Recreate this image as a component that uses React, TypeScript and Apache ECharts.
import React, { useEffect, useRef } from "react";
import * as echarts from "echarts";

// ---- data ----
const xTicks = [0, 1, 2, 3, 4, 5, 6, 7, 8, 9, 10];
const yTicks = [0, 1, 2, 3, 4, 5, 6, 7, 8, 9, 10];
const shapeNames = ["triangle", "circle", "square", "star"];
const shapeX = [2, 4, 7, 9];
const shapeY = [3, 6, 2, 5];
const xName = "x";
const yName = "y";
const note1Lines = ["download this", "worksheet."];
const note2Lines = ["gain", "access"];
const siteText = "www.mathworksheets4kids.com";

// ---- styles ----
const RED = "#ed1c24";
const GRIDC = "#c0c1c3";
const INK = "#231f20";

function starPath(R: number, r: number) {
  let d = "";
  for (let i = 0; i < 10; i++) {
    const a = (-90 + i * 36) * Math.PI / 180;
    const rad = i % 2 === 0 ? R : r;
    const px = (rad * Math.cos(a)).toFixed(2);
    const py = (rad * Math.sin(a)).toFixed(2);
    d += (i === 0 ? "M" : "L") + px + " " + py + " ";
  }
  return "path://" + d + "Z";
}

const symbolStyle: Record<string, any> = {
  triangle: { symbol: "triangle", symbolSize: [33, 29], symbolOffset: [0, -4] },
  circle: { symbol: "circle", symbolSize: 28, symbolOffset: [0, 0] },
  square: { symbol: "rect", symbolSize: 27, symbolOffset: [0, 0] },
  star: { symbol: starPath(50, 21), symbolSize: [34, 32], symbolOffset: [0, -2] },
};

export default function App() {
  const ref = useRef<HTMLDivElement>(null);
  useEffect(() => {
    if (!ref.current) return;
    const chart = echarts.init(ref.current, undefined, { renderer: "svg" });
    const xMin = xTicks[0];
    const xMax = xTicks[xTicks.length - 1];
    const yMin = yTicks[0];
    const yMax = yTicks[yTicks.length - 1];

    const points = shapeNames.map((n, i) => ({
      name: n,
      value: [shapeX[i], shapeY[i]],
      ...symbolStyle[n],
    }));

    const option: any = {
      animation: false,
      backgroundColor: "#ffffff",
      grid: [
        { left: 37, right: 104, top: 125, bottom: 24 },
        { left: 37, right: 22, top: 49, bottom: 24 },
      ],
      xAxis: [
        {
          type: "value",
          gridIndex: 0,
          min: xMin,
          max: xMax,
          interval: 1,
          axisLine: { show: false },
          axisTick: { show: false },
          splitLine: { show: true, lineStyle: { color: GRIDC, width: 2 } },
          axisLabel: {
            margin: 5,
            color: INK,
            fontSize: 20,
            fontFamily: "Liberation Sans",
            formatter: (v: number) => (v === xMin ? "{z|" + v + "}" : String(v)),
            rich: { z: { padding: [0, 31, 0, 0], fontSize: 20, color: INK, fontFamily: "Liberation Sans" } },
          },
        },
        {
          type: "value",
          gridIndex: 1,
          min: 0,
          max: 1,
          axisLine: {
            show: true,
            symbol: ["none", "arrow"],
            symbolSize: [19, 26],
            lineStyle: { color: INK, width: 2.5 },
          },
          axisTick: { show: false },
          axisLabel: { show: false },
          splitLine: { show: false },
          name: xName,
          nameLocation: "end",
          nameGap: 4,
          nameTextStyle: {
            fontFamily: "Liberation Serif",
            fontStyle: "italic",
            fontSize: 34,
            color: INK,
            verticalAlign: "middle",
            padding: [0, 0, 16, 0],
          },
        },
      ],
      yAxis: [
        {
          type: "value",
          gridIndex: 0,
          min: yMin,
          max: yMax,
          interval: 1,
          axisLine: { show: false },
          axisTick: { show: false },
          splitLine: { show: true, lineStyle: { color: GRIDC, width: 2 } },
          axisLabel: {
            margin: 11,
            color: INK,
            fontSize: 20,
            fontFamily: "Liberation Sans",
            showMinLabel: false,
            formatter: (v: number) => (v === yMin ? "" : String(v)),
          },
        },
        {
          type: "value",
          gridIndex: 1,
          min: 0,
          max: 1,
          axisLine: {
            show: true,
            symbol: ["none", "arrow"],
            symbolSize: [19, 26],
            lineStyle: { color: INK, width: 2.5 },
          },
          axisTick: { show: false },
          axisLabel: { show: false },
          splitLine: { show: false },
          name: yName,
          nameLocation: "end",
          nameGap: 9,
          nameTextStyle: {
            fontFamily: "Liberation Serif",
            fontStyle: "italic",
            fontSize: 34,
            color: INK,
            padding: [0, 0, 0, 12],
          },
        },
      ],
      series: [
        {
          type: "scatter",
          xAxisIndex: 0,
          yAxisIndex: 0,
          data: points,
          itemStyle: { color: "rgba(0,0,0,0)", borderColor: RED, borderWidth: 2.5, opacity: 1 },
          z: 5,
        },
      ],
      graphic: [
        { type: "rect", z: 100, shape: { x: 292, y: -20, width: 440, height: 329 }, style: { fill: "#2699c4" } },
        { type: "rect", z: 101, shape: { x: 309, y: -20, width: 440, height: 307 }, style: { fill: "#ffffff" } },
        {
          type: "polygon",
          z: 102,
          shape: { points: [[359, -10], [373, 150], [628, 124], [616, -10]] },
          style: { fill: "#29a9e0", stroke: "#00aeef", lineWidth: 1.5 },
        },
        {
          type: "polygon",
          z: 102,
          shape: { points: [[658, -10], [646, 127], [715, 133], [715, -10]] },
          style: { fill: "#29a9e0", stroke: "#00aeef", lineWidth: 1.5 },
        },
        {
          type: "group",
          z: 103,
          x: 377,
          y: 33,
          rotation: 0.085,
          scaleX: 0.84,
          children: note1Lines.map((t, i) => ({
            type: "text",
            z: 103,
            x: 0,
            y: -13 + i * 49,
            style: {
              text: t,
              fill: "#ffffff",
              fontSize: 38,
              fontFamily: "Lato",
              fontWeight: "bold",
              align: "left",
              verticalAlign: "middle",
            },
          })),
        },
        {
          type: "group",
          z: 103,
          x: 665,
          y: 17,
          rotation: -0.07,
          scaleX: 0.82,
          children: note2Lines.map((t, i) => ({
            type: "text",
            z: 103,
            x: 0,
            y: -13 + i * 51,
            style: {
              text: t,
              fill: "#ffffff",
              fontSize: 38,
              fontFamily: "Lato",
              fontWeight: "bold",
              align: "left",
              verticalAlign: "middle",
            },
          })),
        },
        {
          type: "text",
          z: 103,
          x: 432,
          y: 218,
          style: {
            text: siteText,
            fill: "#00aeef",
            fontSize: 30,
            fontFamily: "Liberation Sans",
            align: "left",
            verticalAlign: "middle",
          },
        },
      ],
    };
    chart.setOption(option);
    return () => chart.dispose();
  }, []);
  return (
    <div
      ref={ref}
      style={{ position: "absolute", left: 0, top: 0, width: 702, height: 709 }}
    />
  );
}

...

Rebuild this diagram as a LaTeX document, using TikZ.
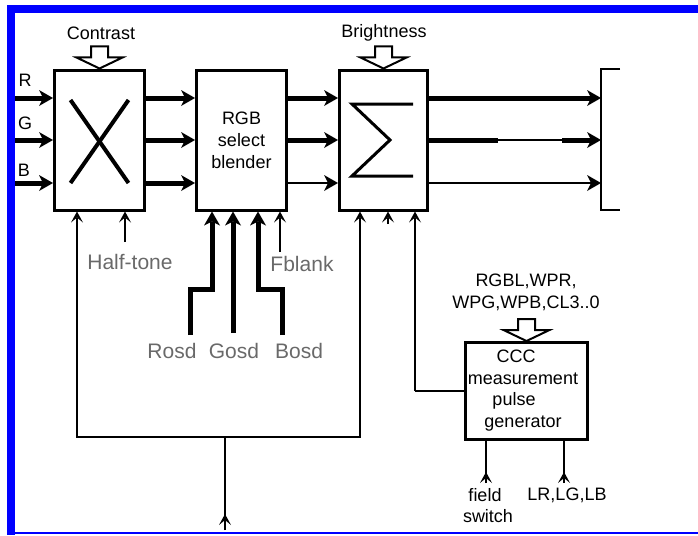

--

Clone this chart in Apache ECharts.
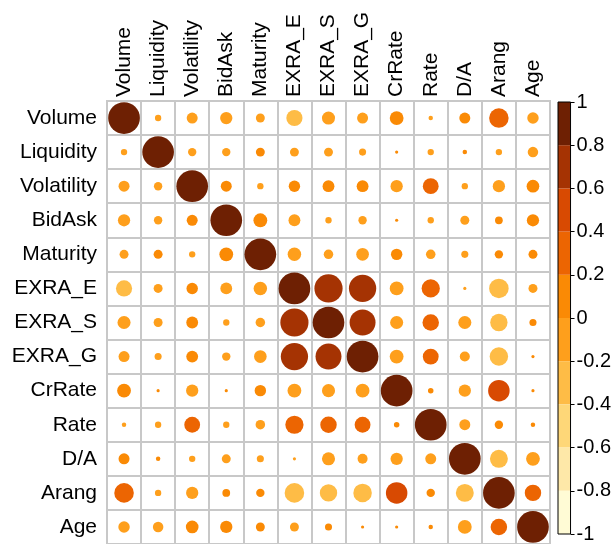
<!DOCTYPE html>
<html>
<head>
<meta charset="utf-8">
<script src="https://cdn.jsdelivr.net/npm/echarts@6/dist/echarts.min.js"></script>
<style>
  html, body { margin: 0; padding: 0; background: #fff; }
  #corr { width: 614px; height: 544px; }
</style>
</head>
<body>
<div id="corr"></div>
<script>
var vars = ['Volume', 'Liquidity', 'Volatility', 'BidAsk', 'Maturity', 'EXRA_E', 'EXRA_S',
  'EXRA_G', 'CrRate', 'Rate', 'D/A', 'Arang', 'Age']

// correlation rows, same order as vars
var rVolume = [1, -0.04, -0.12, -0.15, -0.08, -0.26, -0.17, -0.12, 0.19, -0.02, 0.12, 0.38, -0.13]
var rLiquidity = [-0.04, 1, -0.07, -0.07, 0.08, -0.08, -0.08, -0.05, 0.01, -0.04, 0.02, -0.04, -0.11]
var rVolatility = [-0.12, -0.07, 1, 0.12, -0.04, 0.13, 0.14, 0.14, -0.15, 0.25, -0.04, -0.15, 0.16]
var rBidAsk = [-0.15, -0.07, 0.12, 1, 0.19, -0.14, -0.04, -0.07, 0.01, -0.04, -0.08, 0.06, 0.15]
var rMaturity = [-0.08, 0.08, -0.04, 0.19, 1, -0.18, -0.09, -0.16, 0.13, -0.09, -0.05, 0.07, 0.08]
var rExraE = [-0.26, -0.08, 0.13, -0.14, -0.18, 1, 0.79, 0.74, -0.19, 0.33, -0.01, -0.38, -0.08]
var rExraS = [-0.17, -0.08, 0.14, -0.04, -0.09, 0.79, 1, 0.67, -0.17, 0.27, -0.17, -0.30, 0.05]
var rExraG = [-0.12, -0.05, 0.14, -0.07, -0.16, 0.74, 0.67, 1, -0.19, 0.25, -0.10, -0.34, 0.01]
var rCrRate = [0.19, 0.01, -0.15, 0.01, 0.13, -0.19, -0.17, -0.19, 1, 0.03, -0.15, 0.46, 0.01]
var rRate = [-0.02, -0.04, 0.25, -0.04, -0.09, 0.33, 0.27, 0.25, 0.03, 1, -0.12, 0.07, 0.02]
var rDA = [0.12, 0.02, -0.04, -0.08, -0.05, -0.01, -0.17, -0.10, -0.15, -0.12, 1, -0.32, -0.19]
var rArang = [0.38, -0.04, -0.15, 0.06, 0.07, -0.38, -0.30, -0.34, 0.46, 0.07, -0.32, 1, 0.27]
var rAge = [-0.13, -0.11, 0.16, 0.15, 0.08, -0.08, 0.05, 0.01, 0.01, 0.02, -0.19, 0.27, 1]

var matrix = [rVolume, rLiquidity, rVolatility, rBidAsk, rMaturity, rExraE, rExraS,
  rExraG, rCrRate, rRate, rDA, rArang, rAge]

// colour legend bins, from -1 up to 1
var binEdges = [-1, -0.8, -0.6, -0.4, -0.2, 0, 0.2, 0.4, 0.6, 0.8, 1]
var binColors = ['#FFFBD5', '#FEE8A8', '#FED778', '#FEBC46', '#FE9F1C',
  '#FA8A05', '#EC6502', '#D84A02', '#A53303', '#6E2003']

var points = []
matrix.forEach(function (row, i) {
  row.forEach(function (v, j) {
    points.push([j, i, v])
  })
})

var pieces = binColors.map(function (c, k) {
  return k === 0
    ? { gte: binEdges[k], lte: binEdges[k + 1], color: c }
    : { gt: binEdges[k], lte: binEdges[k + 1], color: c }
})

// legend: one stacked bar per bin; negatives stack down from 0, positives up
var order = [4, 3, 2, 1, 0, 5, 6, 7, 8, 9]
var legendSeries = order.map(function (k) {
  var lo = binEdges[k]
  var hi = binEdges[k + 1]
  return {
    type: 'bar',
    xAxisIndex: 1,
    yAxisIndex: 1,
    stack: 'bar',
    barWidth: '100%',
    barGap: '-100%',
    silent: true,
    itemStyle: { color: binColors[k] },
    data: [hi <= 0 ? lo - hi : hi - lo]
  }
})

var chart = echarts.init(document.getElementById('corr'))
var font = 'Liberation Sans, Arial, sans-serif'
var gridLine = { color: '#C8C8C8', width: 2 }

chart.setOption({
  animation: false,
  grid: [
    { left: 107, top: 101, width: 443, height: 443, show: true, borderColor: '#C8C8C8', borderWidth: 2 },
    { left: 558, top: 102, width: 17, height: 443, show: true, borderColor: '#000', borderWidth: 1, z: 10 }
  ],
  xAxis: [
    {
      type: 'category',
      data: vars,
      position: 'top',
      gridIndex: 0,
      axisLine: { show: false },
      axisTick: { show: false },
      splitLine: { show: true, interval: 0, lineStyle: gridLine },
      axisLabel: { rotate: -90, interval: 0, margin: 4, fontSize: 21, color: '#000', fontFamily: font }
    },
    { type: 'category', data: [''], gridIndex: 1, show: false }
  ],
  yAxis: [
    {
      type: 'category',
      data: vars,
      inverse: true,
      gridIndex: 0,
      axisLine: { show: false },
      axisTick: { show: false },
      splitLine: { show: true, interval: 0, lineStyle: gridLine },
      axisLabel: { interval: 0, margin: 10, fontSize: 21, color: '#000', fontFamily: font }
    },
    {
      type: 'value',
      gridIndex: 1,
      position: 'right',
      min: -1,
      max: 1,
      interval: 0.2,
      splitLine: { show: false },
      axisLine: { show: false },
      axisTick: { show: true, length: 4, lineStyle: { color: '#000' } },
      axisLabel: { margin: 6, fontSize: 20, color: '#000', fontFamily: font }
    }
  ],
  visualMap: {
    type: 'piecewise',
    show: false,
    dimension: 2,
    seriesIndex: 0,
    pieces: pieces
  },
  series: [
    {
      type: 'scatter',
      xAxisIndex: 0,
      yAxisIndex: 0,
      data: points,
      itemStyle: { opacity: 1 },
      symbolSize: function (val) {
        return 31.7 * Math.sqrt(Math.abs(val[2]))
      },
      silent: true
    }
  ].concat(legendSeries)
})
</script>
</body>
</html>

Problem statement.
State how many lines of the listing above hold the word "Apache", with nothing but the number.

Answer to the task.
2